Monthly Archives: April 2014

Code Screams

Martin Fowler explains a code smell as “a surface indication that usually corresponds to a deeper problem in the system”. He explains that there are subtleties and that “The best smells are something that’s easy to spot and most of time lead you to really interesting problems.”

Code screams are my description of something similar, but different: a code scream is a behavioral indication of a deeper problem in the system. It differs from a smell in that it is behavioral rather than structural. For example, a scream is a user interaction action that takes an unusually long time to complete whereas a smell is a method that has more than a dozen lines of code.

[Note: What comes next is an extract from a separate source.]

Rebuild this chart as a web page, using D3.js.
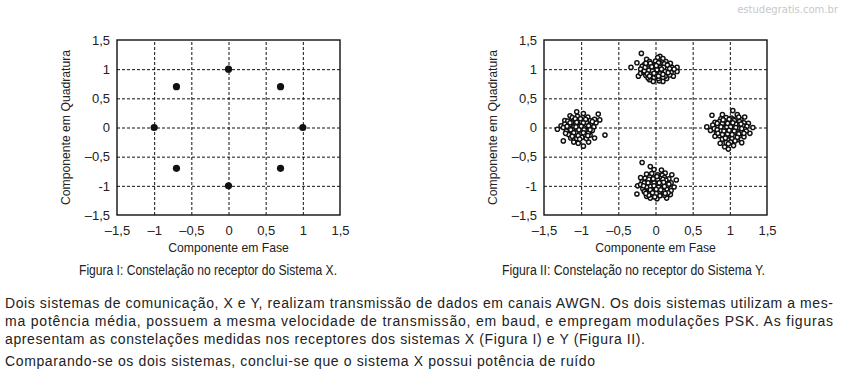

Code screams are almost always found in live production systems because reality is much less predictable than anyone can imagine and, as good software developers, we’ve already accounted for all the predictable situations. Thus the only way to hear the code screaming is to have full spectrum software analytics live on the production system.

As a small example of what I’m talking about, here’s one of our production systems screaming for help: the response time goes way up, brown out start happening…

Response time goes up

A normal thought would be “overloaded” with too much data coming in, but the incoming data rate is unchanged:

Incoming data rate is unchanged

 

With further digging, we discovered that the code was in pain because a DDOS attack was underway on our upstream network provider causing very slow TCP streams and thus too many open and pending sockets, hence the servers couldn’t accept additional requests. That’s the essence of a code scream: a behavioral indication (massive increase in response time) of a deeper problem in the system (inability to handle alive but very slow TCP streams).

The software psychologist action plan is to incorporate full spectrum software analytics and alerting on your production systems and then pay attention when they start screaming.